If Books & Culture appeals to you, too, visit their web site to sign up for a free trial issue. How 'bout that?

Now I'm anxiously waiting for my first issue of Poetry magazine. Yep, I subscribed to that one as well. I love to read good poetry. My friend Allison gave me a back issue with a lovely cover, and then I was hooked:



Who agrees that good cover art is essential for books and periodicals alike?

4 comments:

Lindsay said...

I love Books & Culture too, though I don't get it anymore. You subscribe to a bunch of periodicals and journals I'd love to get if I had the funds. Maybe someday.
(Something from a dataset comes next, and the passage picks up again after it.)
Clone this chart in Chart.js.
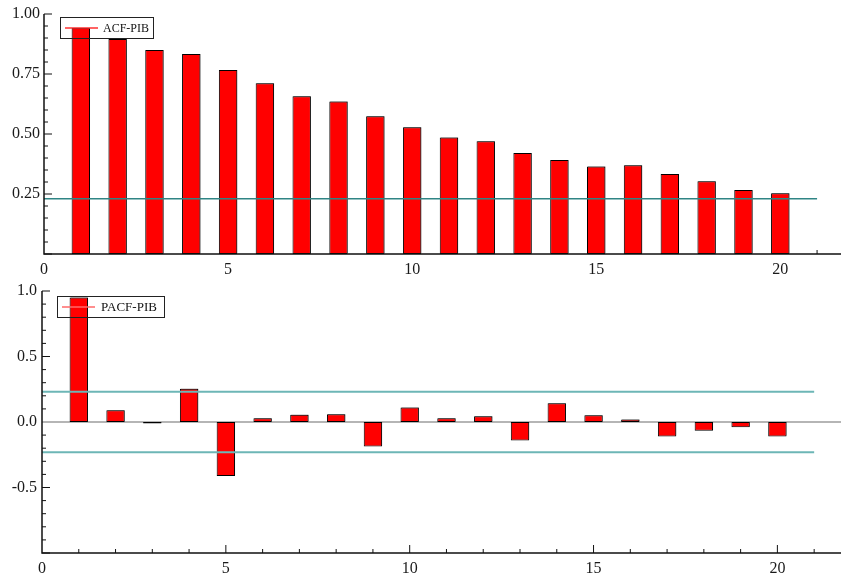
<!DOCTYPE html>
<html>
<head>
<meta charset="utf-8">
<title>ACF / PACF - PIB</title>
<script src="https://cdn.jsdelivr.net/npm/chart.js@4/dist/chart.umd.min.js"></script>
<style>
  html, body { margin: 0; padding: 0; background: #ffffff; }
  #wrap { position: relative; width: 841px; height: 580px; }
  #wrap canvas { position: absolute; left: 0; top: 0; }
</style>
</head>
<body>
<div id="wrap">
  <canvas id="acfChart" width="841" height="580"></canvas>
  <canvas id="pacfChart" width="841" height="580"></canvas>
</div>
<script>
// Lags and correlogram values
const lags = [1, 2, 3, 4, 5, 6, 7, 8, 9, 10, 11, 12, 13, 14, 15, 16, 17, 18, 19, 20];
const acfPib = [0.942, 0.896, 0.850, 0.833, 0.767, 0.711, 0.657, 0.635, 0.574, 0.528,
                0.485, 0.470, 0.421, 0.392, 0.365, 0.370, 0.333, 0.303, 0.267, 0.253];
const pacfPib = [0.951, 0.090, -0.012, 0.254, -0.413, 0.028, 0.056, 0.059, -0.187, 0.110,
                 0.028, 0.044, -0.141, 0.144, 0.052, 0.020, -0.110, -0.067, -0.041, -0.110];
// Significance band (±2/sqrt(T)) and axis ranges
const band = 0.23;
const bandEndLag = 21;
const acfRange = [0, 1];
const pacfRange = [-1, 1];
const acfLagMax = 21.65;
const pacfLagMax = 21.73;
const xLabelTicks = [0, 5, 10, 15, 20];

const serif = '"Liberation Serif", "Times New Roman", Times, serif';
Chart.defaults.font.family = serif;
Chart.defaults.font.size = 16;
Chart.defaults.color = '#1a1a1a';

// Inward tick marks (under the bars), axis lines and a boxed legend
const framePlugin = {
  id: 'frame',
  beforeDatasetsDraw(chart, args, o) {
    const { ctx, chartArea: a, scales: { x, y } } = chart;
    ctx.save();
    ctx.strokeStyle = '#111';
    ctx.lineWidth = 1;
    ctx.beginPath();
    const n = Math.round((y.max - y.min) / o.yMinor);
    for (let i = 0; i <= n; i++) {
      const v = y.min + i * o.yMinor;
      const major = Math.abs(v / o.yMajor - Math.round(v / o.yMajor)) < 1e-6;
      const py = y.getPixelForValue(v);
      ctx.moveTo(a.left, py);
      ctx.lineTo(a.left + (major ? 8 : 4), py);
    }
    for (let v = 1; v <= Math.floor(x.max); v++) {
      const px = x.getPixelForValue(v);
      ctx.moveTo(px, a.bottom);
      ctx.lineTo(px, a.bottom - (v % 5 === 0 ? 8 : 4));
    }
    ctx.stroke();
    ctx.restore();
  },
  beforeDatasetDraw(chart, args) {
    if (chart.data.datasets[args.index].type === 'bar') {
      const ctx = chart.ctx;
      ctx.save();
      ctx.shadowColor = 'rgba(0,0,0,0.4)';
      ctx.shadowOffsetX = 1;
      ctx.shadowOffsetY = -1;
      ctx.shadowBlur = 0;
    }
  },
  afterDatasetDraw(chart, args) {
    if (chart.data.datasets[args.index].type === 'bar') chart.ctx.restore();
  },
  afterDraw(chart, args, o) {
    const { ctx, chartArea: a } = chart;
    ctx.save();
    ctx.strokeStyle = '#111';
    ctx.lineWidth = 1.5;
    ctx.beginPath();
    ctx.moveTo(a.left, a.top);
    ctx.lineTo(a.left, a.bottom);
    ctx.lineTo(a.right, a.bottom);
    ctx.stroke();

    // legend
    const L = o.legend;
    const ds = chart.data.datasets.find(d => d.type === 'bar');
    ctx.strokeStyle = '#222';
    ctx.lineWidth = 1;
    ctx.strokeRect(L.x + 0.5, L.y + 0.5, L.w, L.h);
    ctx.strokeStyle = L.lineColor;
    ctx.lineWidth = 1.5;
    const my = L.y + L.h / 2 + 0.5;
    ctx.beginPath();
    ctx.moveTo(L.x + 5, my);
    ctx.lineTo(L.x + 38, my);
    ctx.stroke();
    ctx.fillStyle = '#111';
    ctx.font = L.fontSize + 'px ' + serif;
    ctx.textBaseline = 'middle';
    ctx.textAlign = 'left';
    ctx.fillText(ds.label, L.x + L.textOffset, my + 0.5);
    ctx.restore();
  }
};

function barSet(label, values) {
  return {
    type: 'bar',
    label: label,
    data: lags.map((l, i) => ({ x: l, y: values[i] })),
    backgroundColor: '#ff0000',
    borderColor: '#000000',
    borderWidth: 1,
    borderSkipped: false,
    barPercentage: 0.5,
    categoryPercentage: 1,
    order: 2
  };
}

function hLine(yv, x0, x1, color, width, order) {
  return {
    type: 'line',
    label: '',
    data: [{ x: x0, y: yv }, { x: x1, y: yv }],
    borderColor: color,
    borderWidth: width,
    pointRadius: 0,
    fill: false,
    order: order
  };
}

function makeOptions(cfg) {
  return {
    responsive: false,
    animation: false,
    devicePixelRatio: 1,
    layout: { padding: { top: cfg.top, left: 0, right: 0, bottom: 0 } },
    plugins: {
      legend: { display: false },
      tooltip: { enabled: false },
      frame: cfg.frame
    },
    scales: {
      x: {
        type: 'linear',
        min: 0,
        max: cfg.xMax,
        offset: false,
        grid: { display: false, drawTicks: false },
        border: { display: false },
        afterBuildTicks: s => { s.ticks = xLabelTicks.map(v => ({ value: v })); },
        ticks: { padding: 6, maxRotation: 0, callback: v => String(v) },
        afterFit: s => { s.height = cfg.xHeight; }
      },
      y: {
        min: cfg.yRange[0],
        max: cfg.yRange[1],
        grid: { display: false, drawTicks: false },
        border: { display: false },
        ticks: {
          stepSize: cfg.yStep,
          padding: cfg.yPad,
          callback: cfg.yFmt
        },
        afterFit: s => { s.width = cfg.yWidth; }
      }
    }
  };
}

new Chart(document.getElementById('acfChart'), {
  type: 'bar',
  data: {
    datasets: [
      hLine(band, 0, bandEndLag, '#2f8585', 1.5, 1),
      barSet('ACF-PIB', acfPib)
    ]
  },
  options: makeOptions({
    top: 14, xHeight: 326, yWidth: 44, yPad: 4, xMax: acfLagMax,
    yRange: acfRange, yStep: 0.25,
    yFmt: v => (Math.abs(v) < 1e-9 ? '' : v.toFixed(2)),
    frame: { yMinor: 0.05, yMajor: 0.25,
             legend: { x: 60, y: 17, w: 93, h: 21, lineColor: '#ff3030', fontSize: 12, textOffset: 43 } }
  }),
  plugins: [framePlugin]
});

new Chart(document.getElementById('pacfChart'), {
  type: 'bar',
  data: {
    datasets: [
      hLine(band, 0, bandEndLag, '#6db6b6', 2, 1),
      hLine(-band, 0, bandEndLag, '#6db6b6', 2, 1),
      barSet('PACF-PIB', pacfPib),
      hLine(0, 0, pacfLagMax, '#b5b5b5', 2, 3)
    ]
  },
  options: makeOptions({
    top: 291, xHeight: 27, yWidth: 42, yPad: 5, xMax: pacfLagMax,
    yRange: pacfRange, yStep: 0.5,
    yFmt: v => (Math.abs(v + 1) < 1e-9 ? '' : v.toFixed(1)),
    frame: { yMinor: 0.1, yMajor: 0.5,
             legend: { x: 57, y: 296, w: 107, h: 21, lineColor: '#ff6a6a', fontSize: 13, textOffset: 44 } }
  }),
  plugins: [framePlugin]
});
</script>
</body>
</html>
And your opportunity with Alissa sounds really interesting. I can't wait to see what you folks are cooking up.

jenni said...

I hear you, Lindsay. There are other subscriptions I'd love to have, but our funds (and my time) don't permit those, either. The good thing is that a lot of Books & Culture (if not all?) is online - I added a few links to this blog entry. You should read that interview with Christian Wiman....

Libby said...

Hi Jenni, as always ,loved reading what you wrote.
I'm in the middle of Gilead that you recommended. Did a little background on John Brown to understand the conflict between father and son and understand more now. I hope your body is being strengthened as is your spirit. Libby

jenni said...

Thanks, Libby! I'm so glad you're reading Gilead. Be sure to tell me your opinion when you are finished, please.